103 stars 8 forks source link

Questions regarding fine-tuning JESC dataset #7

Closed leminhyen2 closed 3 years ago

leminhyen2 commented 3 years ago

Hi, I have a few points in the research paper that I want to confirm and also a few questions to ask about fine-tuning procedure with JESC dataset.

From what I read:

You use the big model to fine-tune JESC
The process took around 2000 iterations

If any of the above is wrong, hope you can clarify me. Also, some questions about the procedure:

Is there any reason to fine-tune for 2000 iterations? What was your loss rate at the end?
Do you do any preprocessing for JESC? Like deduplication or some sentences filtering?

MorinoseiMorizo commented 3 years ago

Thank you for the question.

Yes, your understanding is correct.

When fine-tuning, we checked validation perplexity every 100 iterations, and we stopped fine-tuning at 2000 iterations because we found that validation perplexity was already converged (stabilized). After fine-tuning with JESC, validation perplexity is 11.26 for En-Ja and 7.51 for Ja-En.

We have not done any special preprocessing for the JESC corpus. We just tokenized it into subwords and removed too long (more than 250 subwords) sentences as written in the paper.

leminhyen2 commented 3 years ago

Oh, the 250 subwords filter is new for me. I probably missed that part in the research paper.

So if a tokenized sentence is _I_have_an_apple, then this sentence has 4 subwords right? Is this 250 subwords filter implemented in the "jparacrawl-finetune" repo, for example, for KFTT dataset?

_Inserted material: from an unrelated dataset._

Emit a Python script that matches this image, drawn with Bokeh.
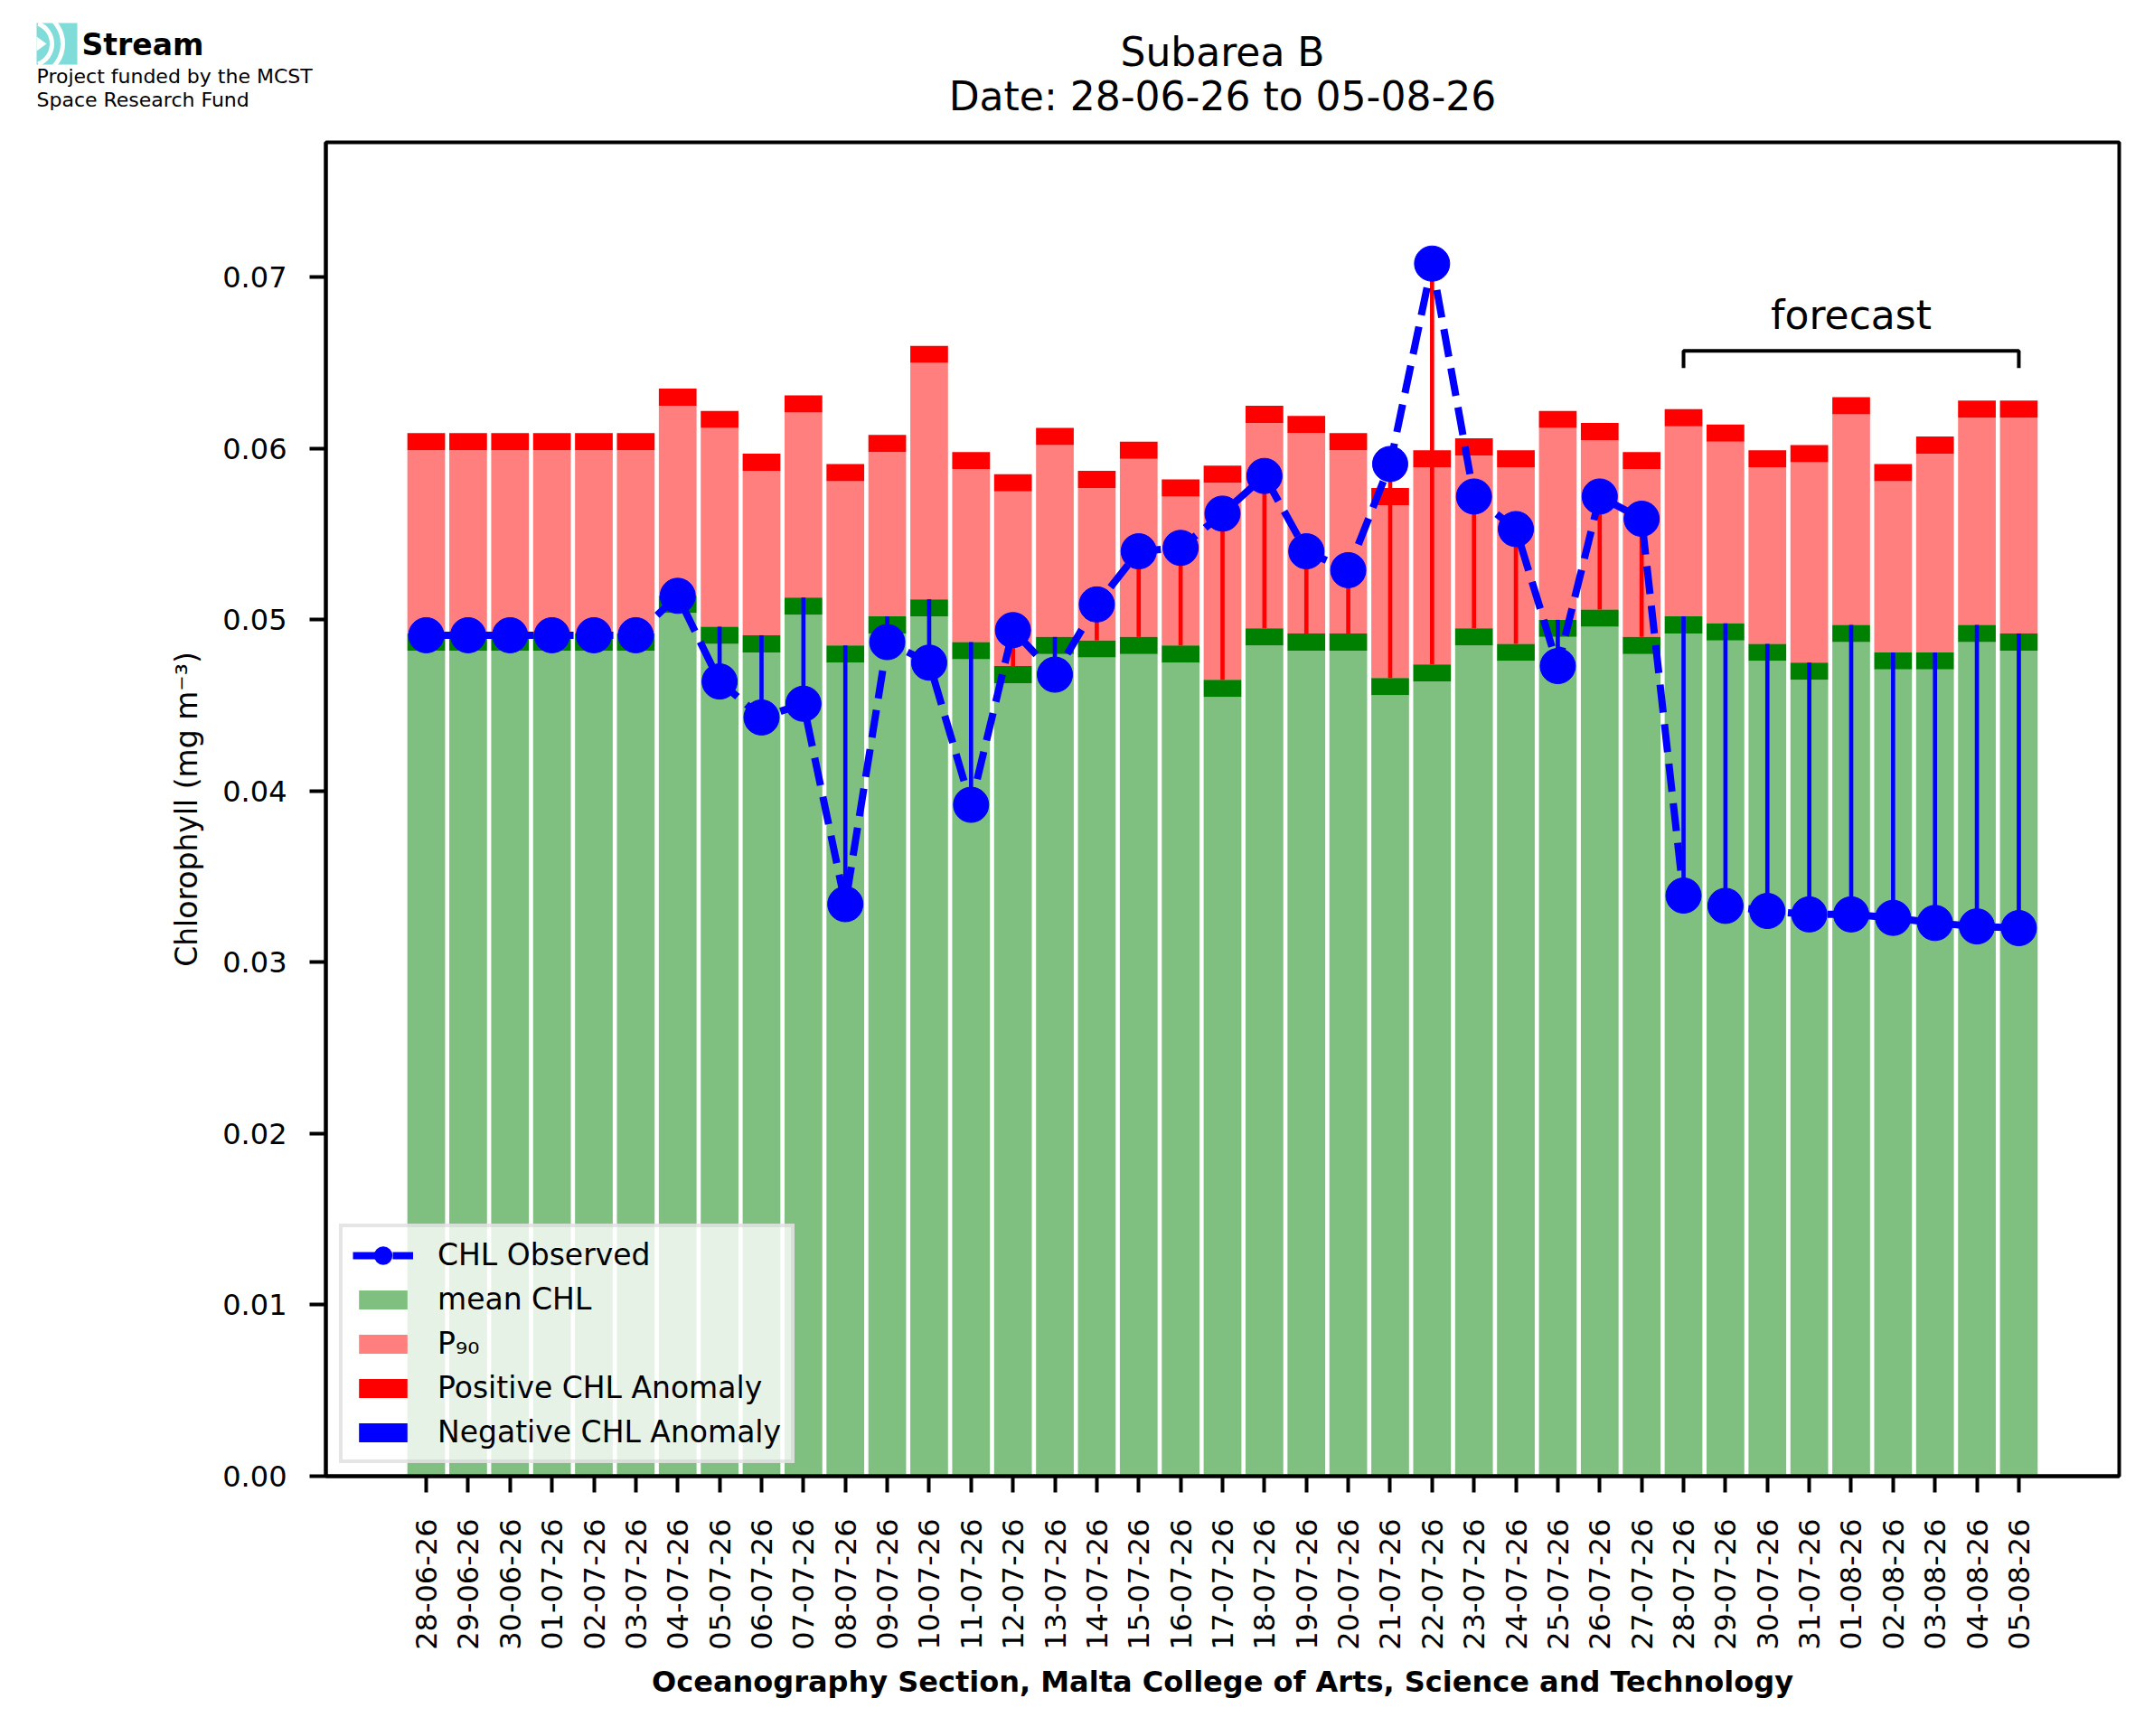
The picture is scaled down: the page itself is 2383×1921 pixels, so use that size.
import math
from bokeh.plotting import figure
from bokeh.layouts import column
from bokeh.models import (ColumnDataSource, Range1d, FixedTicker,
                          PrintfTickFormatter, Legend, LegendItem, Label)
from bokeh.embed import file_html
from bokeh.resources import INLINE

# ---------------- data ----------------
dates = ["28-06-26", "29-06-26", "30-06-26", "01-07-26", "02-07-26", "03-07-26", "04-07-26",
         "05-07-26", "06-07-26", "07-07-26", "08-07-26", "09-07-26", "10-07-26", "11-07-26",
         "12-07-26", "13-07-26", "14-07-26", "15-07-26", "16-07-26", "17-07-26", "18-07-26",
         "19-07-26", "20-07-26", "21-07-26", "22-07-26", "23-07-26", "24-07-26", "25-07-26",
         "26-07-26", "27-07-26", "28-07-26", "29-07-26", "30-07-26", "31-07-26", "01-08-26",
         "02-08-26", "03-08-26", "04-08-26", "05-08-26"]

mean_chl = [0.0492, 0.0492, 0.0492, 0.0492, 0.0492, 0.0492, 0.0514,
            0.0496, 0.0491, 0.0513, 0.0485, 0.0502, 0.0512, 0.0487,
            0.0473, 0.0490, 0.0488, 0.0490, 0.0485, 0.0465, 0.0495,
            0.0492, 0.0492, 0.0466, 0.0474, 0.0495, 0.0486, 0.0500,
            0.0506, 0.0490, 0.0502, 0.0498, 0.0486, 0.0475, 0.0497,
            0.0481, 0.0481, 0.0497, 0.0492]

p90_chl = [0.0609, 0.0609, 0.0609, 0.0609, 0.0609, 0.0609, 0.0635,
           0.0622, 0.0597, 0.0631, 0.0591, 0.0608, 0.0660, 0.0598,
           0.0585, 0.0612, 0.0587, 0.0604, 0.0582, 0.0590, 0.0625,
           0.0619, 0.0609, 0.0577, 0.0599, 0.0606, 0.0599, 0.0622,
           0.0615, 0.0598, 0.0623, 0.0614, 0.0599, 0.0602, 0.0630,
           0.0591, 0.0607, 0.0628, 0.0628]

obs_chl = [0.0491, 0.0491, 0.0491, 0.0491, 0.0491, 0.0491, 0.0514,
           0.0464, 0.0443, 0.0451, 0.0334, 0.0487, 0.0475, 0.0392,
           0.0494, 0.0468, 0.0509, 0.0540, 0.0542, 0.0562, 0.0584,
           0.0540, 0.0529, 0.0591, 0.0708, 0.0572, 0.0553, 0.0473,
           0.0572, 0.0559, 0.0339, 0.0333, 0.0330, 0.0328, 0.0328,
           0.0326, 0.0323, 0.0321, 0.0320]

forecast_start = "28-07-26"
y_ticks = [0.00, 0.01, 0.02, 0.03, 0.04, 0.05, 0.06, 0.07]

title_lines = ["Subarea B", "Date: " + dates[0] + " to " + dates[-1]]
logo_name = "Stream"
logo_lines = ["Project funded by the MCST", "Space Research Fund"]

# ---------------- styling constants ----------------
BAND = 0.001          # thickness of the dark marker bands
BAR_W = 0.9
ANOM_W = 0.1
FONT = "DejaVu Sans"
BASE_FIX = 0.39       # label baseline correction (fraction of font size)

W, H = 2380, 1918
HH = 147                                   # header height
FL, FR, FT, FB = 360, 2344, 157, 1633      # frame edges in page px
HM = H - HH

# ---------------- header (title + logo) ----------------
hdr = figure(width=W, height=HH, output_backend="svg", toolbar_location=None,
             x_range=Range1d(0, W), y_range=Range1d(HH, 0), title=None,
             x_axis_location=None, y_axis_location=None,
             min_border_left=0, min_border_right=0, min_border_top=0, min_border_bottom=0)
hdr.grid.visible = False
hdr.outline_line_color = None
hdr.background_fill_color = "white"
hdr.border_fill_color = "white"

def hdr_text(text, x, base, size, align="left", style="normal"):
    hdr.add_layout(Label(x=x, y=base, text=text, text_align=align, text_baseline="alphabetic",
                         y_offset=round(BASE_FIX * size), text_font=FONT,
                         text_font_size=f"{size}px", text_font_style=style, text_color="black"))

mid = (FL + FR) / 2
hdr_text(title_lines[0], mid, 74, 44, align="center")
hdr_text(title_lines[1], mid, 123, 44, align="center")
hdr_text(logo_name, 90, 62, 33, style="bold")
hdr_text(logo_lines[0], 40, 93, 22)
hdr_text(logo_lines[1], 40, 119, 22)

# logo icon
LOGO_CYAN = "#7fdcd8"
hdr.quad(left=[40], right=[85], top=[25], bottom=[71], fill_color=LOGO_CYAN, line_color=None)
hdr.arc(x=[33, 33], y=[48, 48], radius=[24, 36], start_angle=-1.2, end_angle=1.2,
        line_color="white", line_width=5)
hdr.patch(x=[40, 51, 40], y=[40, 48, 56], fill_color="white", line_color=None)

# ---------------- main chart ----------------
xs = list(range(len(dates)))
src = ColumnDataSource(dict(
    x=xs,
    mean=mean_chl,
    mean_lo=[m - BAND for m in mean_chl],
    p90=p90_chl,
    p90_lo=[q - BAND for q in p90_chl],
    obs=obs_chl,
))

pos = [(i, m, o) for i, m, o in zip(xs, mean_chl, obs_chl) if o > m]
neg = [(i, m, o) for i, m, o in zip(xs, mean_chl, obs_chl) if o <= m]
pos_src = ColumnDataSource(dict(x=[a[0] for a in pos], b=[a[1] for a in pos], t=[a[2] for a in pos]))
neg_src = ColumnDataSource(dict(x=[a[0] for a in neg], b=[a[2] for a in neg], t=[a[1] for a in neg]))

n = len(dates)
pad = 0.05 * (n - 1 + BAR_W)
p = figure(width=W, height=HM, output_backend="svg", toolbar_location=None, title=None,
           x_range=Range1d(-BAR_W / 2 - pad, n - 1 + BAR_W / 2 + pad),
           y_range=Range1d(0, 1.1 * max(obs_chl + p90_chl)),
           min_border_left=FL, min_border_right=W - FR,
           min_border_top=FT - HH, min_border_bottom=HM - (FB - HH))
p.background_fill_color = "white"
p.border_fill_color = "white"
p.grid.visible = False
p.outline_line_color = "black"
p.outline_line_width = 4

# keep the header independent of the chart frame
for fig in (hdr, p):
    try:
        fig.frame_align = False
    except Exception:
        pass

# bars
r_mean = p.vbar(x="x", bottom=0, top="mean_lo", width=BAR_W, source=src,
                fill_color="green", fill_alpha=0.5, line_color=None)
p.vbar(x="x", bottom="mean_lo", top="mean", width=BAR_W, source=src,
       fill_color="green", fill_alpha=1.0, line_color=None)
r_p90 = p.vbar(x="x", bottom="mean", top="p90_lo", width=BAR_W, source=src,
               fill_color="red", fill_alpha=0.5, line_color=None)
p.vbar(x="x", bottom="p90_lo", top="p90", width=BAR_W, source=src,
       fill_color="red", fill_alpha=1.0, line_color=None)

# anomalies
r_pos = p.vbar(x="x", bottom="b", top="t", width=ANOM_W, source=pos_src,
               fill_color="red", line_color=None)
r_neg = p.vbar(x="x", bottom="b", top="t", width=ANOM_W, source=neg_src,
               fill_color="blue", line_color=None)

# observed
r_line = p.line(x="x", y="obs", source=src, line_color="blue", line_width=8, line_dash="31 13")
# outlined copy, hidden beneath the real dots, gives the legend a larger dot
r_big = p.scatter(x="x", y="obs", source=src, size=10, fill_color="blue",
                  line_color="blue", line_width=10)
r_dot = p.scatter(x="x", y="obs", source=src, size=39, fill_color="blue", line_color="blue")

# forecast bracket
i0 = dates.index(forecast_start)
i1 = n - 1
BR_Y = 0.0657
BR_T = 0.001
p.line(x=[i0, i0, i1, i1], y=[BR_Y - BR_T, BR_Y, BR_Y, BR_Y - BR_T],
       line_color="black", line_width=4)
p.add_layout(Label(x=(i0 + i1) / 2, y=0.0669, text="forecast", text_align="center",
                   text_baseline="alphabetic", y_offset=round(BASE_FIX * 44),
                   text_font=FONT, text_font_size="44px", text_color="black"))

# axes
p.xaxis.ticker = FixedTicker(ticks=xs)
p.xaxis.major_label_overrides = {i: d for i, d in zip(xs, dates)}
p.xaxis.major_label_orientation = math.pi / 2
p.yaxis.ticker = FixedTicker(ticks=y_ticks)
p.yaxis.formatter = PrintfTickFormatter(format="%.2f")
for ax in (p.xaxis, p.yaxis):
    ax.axis_line_color = "black"
    ax.axis_line_width = 4
    ax.major_tick_line_color = "black"
    ax.major_tick_line_width = 4
    ax.major_tick_out = 18
    ax.major_tick_in = 0
    ax.minor_tick_line_color = None
    ax.major_label_text_font = FONT
    ax.major_label_text_font_size = "32px"
    ax.major_label_text_color = "black"
    ax.axis_label_text_font = FONT
    ax.axis_label_text_color = "black"
p.xaxis.major_label_standoff = 29
p.yaxis.major_label_standoff = 25
p.xaxis.axis_label = "Oceanography Section, Malta College of Arts, Science and Technology"
p.xaxis.axis_label_text_font_style = "bold"
p.xaxis.axis_label_text_font_size = "32px"
p.xaxis.axis_label_standoff = 13
p.yaxis.axis_label = "Chlorophyll (mg m\u207b\u00b3)"
p.yaxis.axis_label_text_font_style = "normal"
p.yaxis.axis_label_text_font_size = "33px"
p.yaxis.axis_label_standoff = 17

# legend
legend = Legend(items=[
    LegendItem(label="CHL Observed", renderers=[r_line, r_big, r_dot]),
    LegendItem(label="mean CHL", renderers=[r_mean]),
    LegendItem(label="P\u2089\u2080", renderers=[r_p90]),
    LegendItem(label="Positive CHL Anomaly", renderers=[r_pos]),
    LegendItem(label="Negative CHL Anomaly", renderers=[r_neg]),
], location=(15, 14))
legend.margin = 0
legend.padding = 11
legend.spacing = 10
legend.glyph_width = 67
legend.glyph_height = 26
legend.label_height = 26
legend.label_standoff = 27
legend.label_text_font = FONT
legend.label_text_font_size = "33px"
legend.label_text_color = "black"
legend.border_line_color = "#cccccc"
legend.border_line_width = 4
legend.background_fill_color = "white"
legend.background_fill_alpha = 0.8
p.add_layout(legend)

layout = column(hdr, p)
open("out.html", "w").write(file_html(layout, INLINE))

And do you remove long sentences for every other dataset mentioned in the paper too, like ASPEC and IWSLT? Last question, what happened if sentences longer than 250 words is not filtered, will the model still fine-tune or will it just stuck?

MorinoseiMorizo commented 3 years ago

Yes, the example has 4 subwords.

I'm sorry, but this filtering is not implemented in this repo. I sometimes use this script (or, of course, you can implement it by yourself). https://github.com/moses-smt/mosesdecoder/blob/master/scripts/training/clean-corpus-n.perl We applied this cleaning method for all datasets, including ASPEC and IWSLT.

The main motivations to remove longer sentences are two folds. One is longer sentence could be noisy or too difficult to learn. The other one is a GPU memory issue. Training long sentences could cause an out-of-GPU-memory error. Thus, we removed too long sentences, but I think it does not heavily damage the training if you skip it unless it is stuck due to memory errors.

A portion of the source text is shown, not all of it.